Private Giving to Developing Nations Not Expected to Drop Significantly in 2009, Report Finds

Despite the global recession, charitable giving to developing nations by individuals, foundations, corporations, and other organizations is not expected to decline significantly in 2009, a new report from the Hudson Institute's Center for Global Prosperity finds.

According to the fourth annual Index of Global Philanthropy and Remittances (88 pages, PDF), private giving from developed to developing countries increased to $49 billion in 2007 — nearly $37 billion of which came from the United States. When remittances that migrants sent back to their families in developing nations are included, the total jumps to $145 billion ($116 billion from the United States) — significantly more than the $103.5 billion in government aid that developed countries gave to developing countries. Despite the economic downturn, remittances — which may be the most recession-resilient means to help alleviate poverty in developing countries — increased some 9 percent in 2008 and are expected to decline by less than 10 percent in 2009.

For the first time, the report provides private-giving data by region and type of activity showing that Africa receives the largest share of gifts from corporations and charities, while for Latin America the bulk of giving comes from religious congregations.

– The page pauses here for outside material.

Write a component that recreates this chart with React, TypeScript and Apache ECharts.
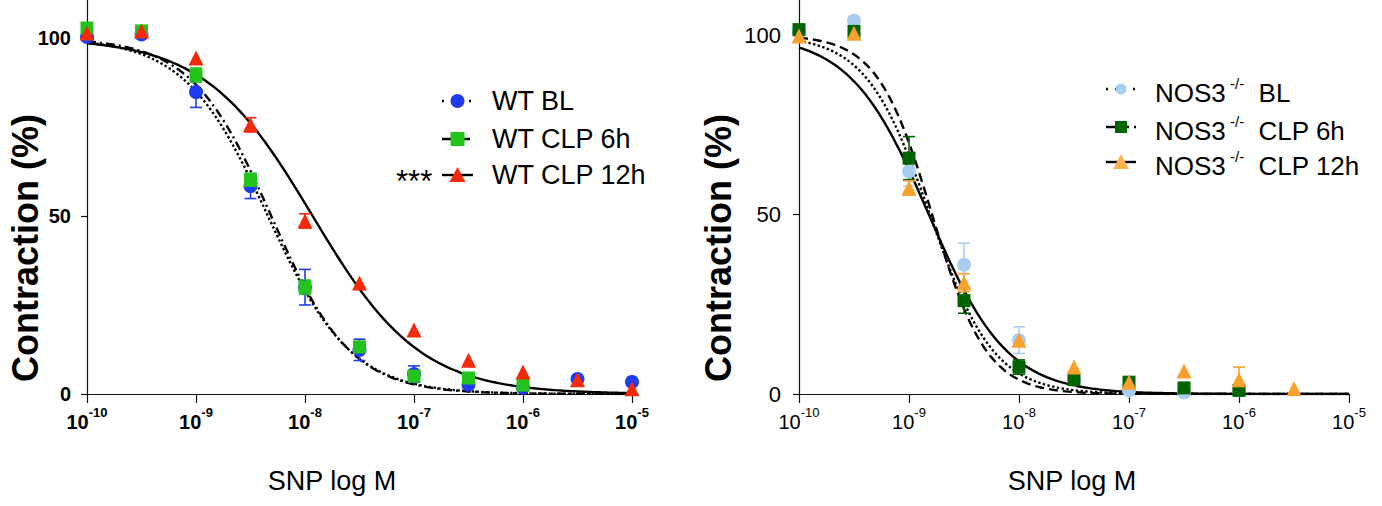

The report also found that global philanthropy is on the rise in both developed and developing countries outside the United States and may be leading to something of a transformation of the decades-old government aid model.

"The Obama administration is well positioned to launch a new business model for foreign aid, one which uses government dollars largely to help successful philanthropic projects scale up," said Center for Global Prosperity director Carol Adelman. "The president's campaign of savvy, Web-based technology, direct outreach to voters through blogs, videos, and interactive Web sites resulting in a large number of small donations mirrors what philanthropy is now pioneering as it seeks to work more effectively with new players in a new developing world."